企業買収の成功のカギを握るのは、売り手と買い手の間で繰り広げられる条件交渉です。条件交渉では、双方の主張が真っ向からぶつかり合うこともあります。
条件交渉を成功させるためには、どのような手順を踏み、どのような点に注意する必要があるのでしょうか。このページで解説します。
買収交渉は、多くの場合M&A仲介業者から買収先の提示を受けて開始されます。まずは双方の機密情報をお互いに開示するための秘密保持契約が必要です。
秘密保持契約の締結後、売り手側企業の事業内容や財務情報を含む詳細情報が提示され、買収交渉が本格化する流れとなります。
条件交渉によっておおむね双方の希望条件が合致したら基本合意契約を締結。その後、買い手企業による売り手企業の詳細調査、デューデリジェンスがはじまります。
デューデリジェンスが終わると買収交渉もいよいよ大詰め。経営者、役員、従業員の処遇や買収金額といった細かい条件面の最終調整に入ります。法的な効果を持つ最終契約を結び、買収交渉はクロージングを迎えます。
買収交渉で売り手企業と調整をするべき項目は、買収金額だけではありません。
まずはM&Aの形態、すなわち株式譲渡、事業譲渡、合併、持ち株会社、株式交換のうち、どの方法を選択するべきか決定する必要があります。
また社長や従業員の処遇に関する調整も必要です。多くの場合、売り手側は従業員の継続雇用を望みます。売り手側の社長や役員の処遇も明確にしなければなりません。
そして株式や資産関係の引き渡し時期の明確化も重要です。これで条件面の交渉はほぼ完了となります。
M&Aの条件交渉では、互いの利害関係が複雑に絡み合います。当然売り手側は高く売りたいですし買い手側は安く買いたいので、お互いが歩み寄る姿勢を示さないと交渉はうまくいきません。
条件交渉を成功に導くために最も大事なことは、相手の立場に立って考え、相手に敬意を示すことです。
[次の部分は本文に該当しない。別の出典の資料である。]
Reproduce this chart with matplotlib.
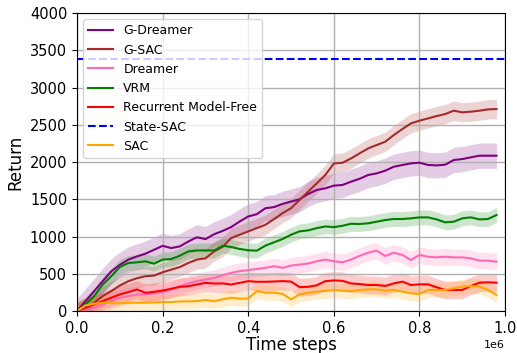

相手の望む条件を早期に引き出すことを意識しましょう。
お互いが腹を割って本音を出し合うことで、交渉がスムーズに進み「こんなはずではなかった」という状態を回避できます。
買収交渉は、お互いの利害関係がぶつかりあう難しい局面です。ときには、M&A仲介業者に仲立ちをしてもらいながら、相手の立場に立って交渉を進めましょう。M&Aは結婚に喩えられることがあります。お互いが歩み寄り信頼関係を構築できなければ、買収交渉の成功はありません。
M&Aでの買収交渉は、敵対的というより友好的なものです。M&Aで企業が合体するのは「結婚」のようなもので、相性の悪い相手とは話し合っても成功しません。
交渉の際には、自社の利益が大切なことは当然ですが、相手企業に対する配慮や敬意も忘れてはなりません。通常、M&Aで交渉を行うときには自社が相手企業と直接話し合うのではなく、M&Aの専門会社に仲介してもらうものです。
買収金額や従業員の処遇、M&A後の元経営者や役員の待遇などの重要事項について、信頼できるM&A仲介業者のサポートを得ながらきっちり詰めていきましょう。